(Plotting code records)
───

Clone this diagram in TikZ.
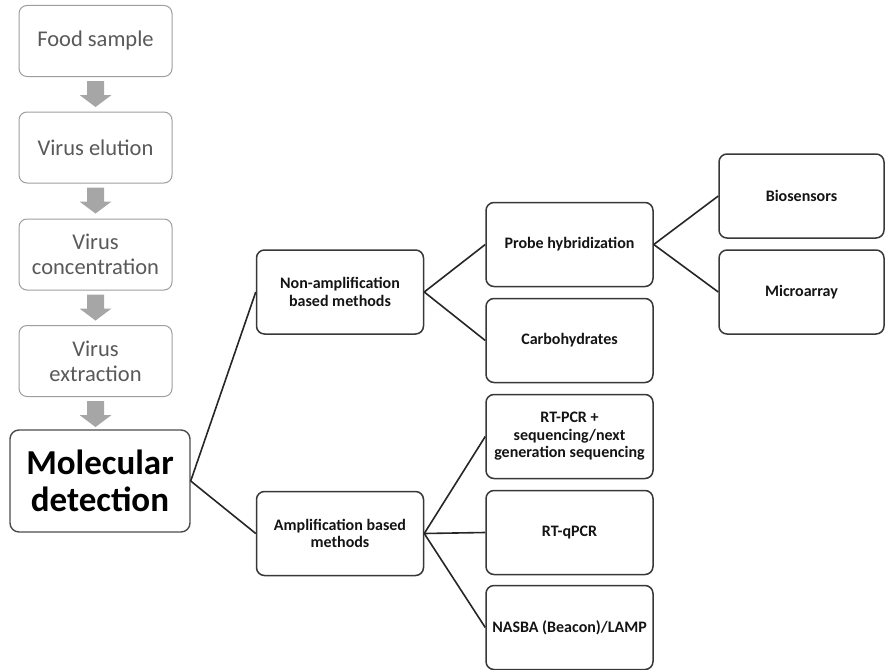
\documentclass[tikz,border=0pt]{standalone}
\usepackage{fontspec}
\setmainfont{Carlito}
\begin{document}
\begin{tikzpicture}[x=1pt,y=-1pt,
  stage/.style={draw=black!38, line width=1pt, rounded corners=8pt, fill=white,
    text=black!65, align=center, minimum width=153pt, minimum height=71pt,
    inner sep=0pt, font=\fontsize{22.5}{25}\selectfont},
  mainbox/.style={draw=black!70, line width=1.4pt, rounded corners=9pt, fill=white,
    text=black, align=center, minimum width=180pt, minimum height=102pt,
    inner sep=0pt, font=\fontsize{35}{37}\bfseries\selectfont},
  method/.style={draw=black!78, line width=1.5pt, rounded corners=8pt, fill=white,
    text=black!92, align=center, minimum width=167pt, minimum height=84pt,
    inner sep=0pt, font=\fontsize{16}{17.5}\bfseries\selectfont},
  link/.style={draw=black!85, line width=1.6pt},
  % downward block arrow between two stages
  flowarrow/.pic={
    \fill[black!35] (-8.5,0) -- (8.5,0) -- (8.5,14) -- (16,14) -- (0,26)
      -- (-16,14) -- (-8.5,14) -- cycle;}]
\useasboundingbox (0,0) rectangle (885,669);
% sample preparation chain
\node[stage] (food) at (95.5,41) {Food sample};
\node[stage] (elut) at (95.5,147.5) {Virus elution};
\node[stage] (conc) at (95.5,254.5) {Virus\\concentration};
\node[stage] (extr) at (95.5,361) {Virus\\extraction};
\node[mainbox] (mol) at (100,481) {Molecular\\detection};
\pic at ([yshift=-4pt]food.south) {flowarrow};
\pic at ([yshift=-4pt]elut.south) {flowarrow};
\pic at ([yshift=-4pt]conc.south) {flowarrow};
\pic at ([yshift=-4pt]extr.south) {flowarrow};
% detection methods
\node[method] (nonamp) at (340,292) {Non-amplification\\based methods};
\node[method] (amp) at (340,533.5) {Amplification based\\methods};
\node[method] (probe) at (569.5,244.5) {Probe hybridization};
\node[method] (carb) at (569.5,340.5) {Carbohydrates};
\node[method] (rtpcr) at (569.5,436.5) {RT-PCR +\\sequencing/next\\generation sequencing};
\node[method] (qpcr) at (569.5,532.5) {RT-qPCR};
\node[method] (nasba) at (569.5,627.5) {NASBA (Beacon)/LAMP};
\node[method, minimum width=165pt] (bio) at (801.5,196) {Biosensors};
\node[method, minimum width=165pt] (micro) at (801.5,292) {Microarray};
% connectors
\draw[link] (mol.east) -- (nonamp.west);
\draw[link] (mol.east) -- (amp.west);
\draw[link] (nonamp.east) -- (probe.west);
\draw[link] (nonamp.east) -- (carb.west);
\draw[link] (amp.east) -- (rtpcr.west);
\draw[link] (amp.east) -- (qpcr.west);
\draw[link] (amp.east) -- (nasba.west);
\draw[link] (probe.east) -- (bio.west);
\draw[link] (probe.east) -- (micro.west);
\end{tikzpicture}
\end{document}
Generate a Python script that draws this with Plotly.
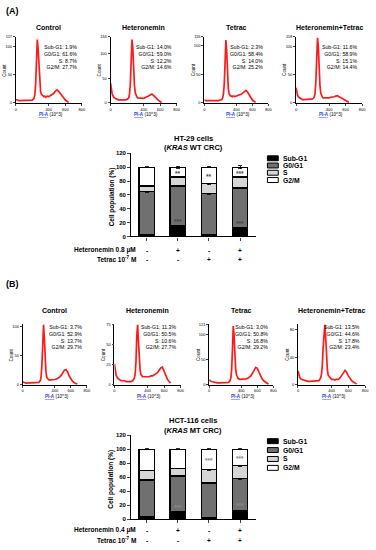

───

## BRIEF
Pictures in the records above are left out; print everything else exactly as written.

## OUTPUT FOR THIS EXERCISE
Clone this diagram in TikZ.
\documentclass[tikz,border=0pt]{standalone}
\usepackage{fontspec}
\setmainfont{Carlito}
\begin{document}
\begin{tikzpicture}[x=1pt,y=-1pt,
  stage/.style={draw=black!38, line width=1pt, rounded corners=8pt, fill=white,
    text=black!65, align=center, minimum width=153pt, minimum height=71pt,
    inner sep=0pt, font=\fontsize{22.5}{25}\selectfont},
  mainbox/.style={draw=black!70, line width=1.4pt, rounded corners=9pt, fill=white,
    text=black, align=center, minimum width=180pt, minimum height=102pt,
    inner sep=0pt, font=\fontsize{35}{37}\bfseries\selectfont},
  method/.style={draw=black!78, line width=1.5pt, rounded corners=8pt, fill=white,
    text=black!92, align=center, minimum width=167pt, minimum height=84pt,
    inner sep=0pt, font=\fontsize{16}{17.5}\bfseries\selectfont},
  link/.style={draw=black!85, line width=1.6pt},
  % downward block arrow between two stages
  flowarrow/.pic={
    \fill[black!35] (-8.5,0) -- (8.5,0) -- (8.5,14) -- (16,14) -- (0,26)
      -- (-16,14) -- (-8.5,14) -- cycle;}]
\useasboundingbox (0,0) rectangle (885,669);
% sample preparation chain
\node[stage] (food) at (95.5,41) {Food sample};
\node[stage] (elut) at (95.5,147.5) {Virus elution};
\node[stage] (conc) at (95.5,254.5) {Virus\\concentration};
\node[stage] (extr) at (95.5,361) {Virus\\extraction};
\node[mainbox] (mol) at (100,481) {Molecular\\detection};
\pic at ([yshift=-4pt]food.south) {flowarrow};
\pic at ([yshift=-4pt]elut.south) {flowarrow};
\pic at ([yshift=-4pt]conc.south) {flowarrow};
\pic at ([yshift=-4pt]extr.south) {flowarrow};
% detection methods
\node[method] (nonamp) at (340,292) {Non-amplification\\based methods};
\node[method] (amp) at (340,533.5) {Amplification based\\methods};
\node[method] (probe) at (569.5,244.5) {Probe hybridization};
\node[method] (carb) at (569.5,340.5) {Carbohydrates};
\node[method] (rtpcr) at (569.5,436.5) {RT-PCR +\\sequencing/next\\generation sequencing};
\node[method] (qpcr) at (569.5,532.5) {RT-qPCR};
\node[method] (nasba) at (569.5,627.5) {NASBA (Beacon)/LAMP};
\node[method, minimum width=165pt] (bio) at (801.5,196) {Biosensors};
\node[method, minimum width=165pt] (micro) at (801.5,292) {Microarray};
% connectors
\draw[link] (mol.east) -- (nonamp.west);
\draw[link] (mol.east) -- (amp.west);
\draw[link] (nonamp.east) -- (probe.west);
\draw[link] (nonamp.east) -- (carb.west);
\draw[link] (amp.east) -- (rtpcr.west);
\draw[link] (amp.east) -- (qpcr.west);
\draw[link] (amp.east) -- (nasba.west);
\draw[link] (probe.east) -- (bio.west);
\draw[link] (probe.east) -- (micro.west);
\end{tikzpicture}
\end{document}
Generate a Python script that draws this with Plotly.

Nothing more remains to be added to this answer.